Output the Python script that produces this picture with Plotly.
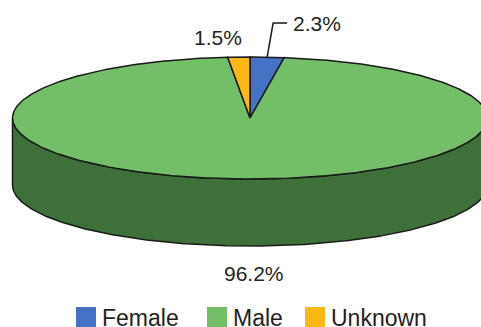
import numpy as np
import plotly.graph_objects as go

# Gender breakdown
categories = ["Female", "Male", "Unknown"]
shares = [2.3, 96.2, 1.5]
labels = ["2.3%", "96.2%", "1.5%"]

top_colors = {"Female": "#4472C4", "Male": "#72BF67", "Unknown": "#FDB813"}
side_colors = {"Female": "#2F5597", "Male": "#3D7139", "Unknown": "#B8860B"}

W, H = 481, 327
cx, cy = 250.0, 118.0      # centre of the top face
rx, ry = 237.5, 61.0       # ellipse radii
depth = 67.0               # thickness of the disc
EDGE = dict(color="#1a1a1a", width=1.5)
FONT = "Liberation Sans, Arial, sans-serif"
TXT = "#231f20"


def rim(phi, dy=0.0):
    """Point on the rim; phi measured clockwise from 12 o'clock."""
    return cx + rx * np.sin(phi), cy - ry * np.cos(phi) + dy


fig = go.Figure()

# slice angles, clockwise from the top
fr = np.array(shares) / sum(shares)
bounds = np.concatenate([[0], np.cumsum(fr)]) * 2 * np.pi

# side walls (only the front half of the disc is visible)
for name, a0, a1 in zip(categories, bounds[:-1], bounds[1:]):
    lo, hi = max(a0, np.pi / 2), min(a1, 3 * np.pi / 2)
    if hi <= lo:
        continue
    t = np.linspace(lo, hi, 200)
    x1, y1 = rim(t)
    x2, y2 = rim(t[::-1], depth)
    fig.add_trace(go.Scatter(
        x=np.concatenate([x1, x2, x1[:1]]), y=np.concatenate([y1, y2, y1[:1]]),
        mode="lines", fill="toself", fillcolor=side_colors[name],
        line=EDGE, hoverinfo="skip", showlegend=False))

# top faces
for name, a0, a1 in zip(categories, bounds[:-1], bounds[1:]):
    t = np.linspace(a0, a1, max(int((a1 - a0) * 120), 4))
    x, y = rim(t)
    fig.add_trace(go.Scatter(
        x=np.concatenate([[cx], x, [cx]]), y=np.concatenate([[cy], y, [cy]]),
        mode="lines", fill="toself", fillcolor=top_colors[name],
        line=EDGE, name=name, hoverinfo="skip", showlegend=False))

annotations = []

# Female label with leader line
mid_f = (bounds[0] + bounds[1]) / 2
lx, ly = rim(mid_f)
fig.add_trace(go.Scatter(x=[lx, lx + 6, lx + 20], y=[ly, 23, 23], mode="lines",
                         line=dict(color="#1a1a1a", width=1.5),
                         hoverinfo="skip", showlegend=False))
annotations.append(dict(x=lx + 24, y=23, text=labels[0], xanchor="left", yanchor="middle"))

# Male label below the disc
annotations.append(dict(x=cx + 4, y=cy + ry + depth + 27, text=labels[1],
                        xanchor="center", yanchor="middle"))

# Unknown label above its slice
mid_u = (bounds[2] + bounds[3]) / 2
ux, uy = rim(mid_u)
annotations.append(dict(x=ux - 21, y=37, text=labels[2], xanchor="center", yanchor="middle"))

for a in annotations:
    a.update(xref="x", yref="y", showarrow=False, font=dict(family=FONT, size=21, color=TXT))

# legend
shapes = []
leg_x = [76, 207, 305]
for name, x0 in zip(categories, leg_x):
    shapes.append(dict(type="rect", xref="x", yref="y", x0=x0, x1=x0 + 20, y0=307, y1=327,
                       fillcolor=top_colors[name], line=dict(width=0), layer="above"))
    annotations.append(dict(x=x0 + 24, y=318, text=name, xref="x", yref="y", showarrow=False,
                            xanchor="left", yanchor="middle",
                            font=dict(family=FONT, size=23, color=TXT)))

fig.update_layout(
    width=W, height=H, margin=dict(l=0, r=0, t=0, b=0),
    paper_bgcolor="white", plot_bgcolor="white",
    xaxis=dict(range=[0, W], visible=False, fixedrange=True),
    yaxis=dict(range=[H, 0], visible=False, fixedrange=True),
    annotations=annotations, shapes=shapes, showlegend=False,
)

fig.write_html("out.html")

◇ ◇ ◇ ◇ ◇ ◇ ◇

Write down the number of lines where the word "with" appears, and nothing further.

◆ Result
2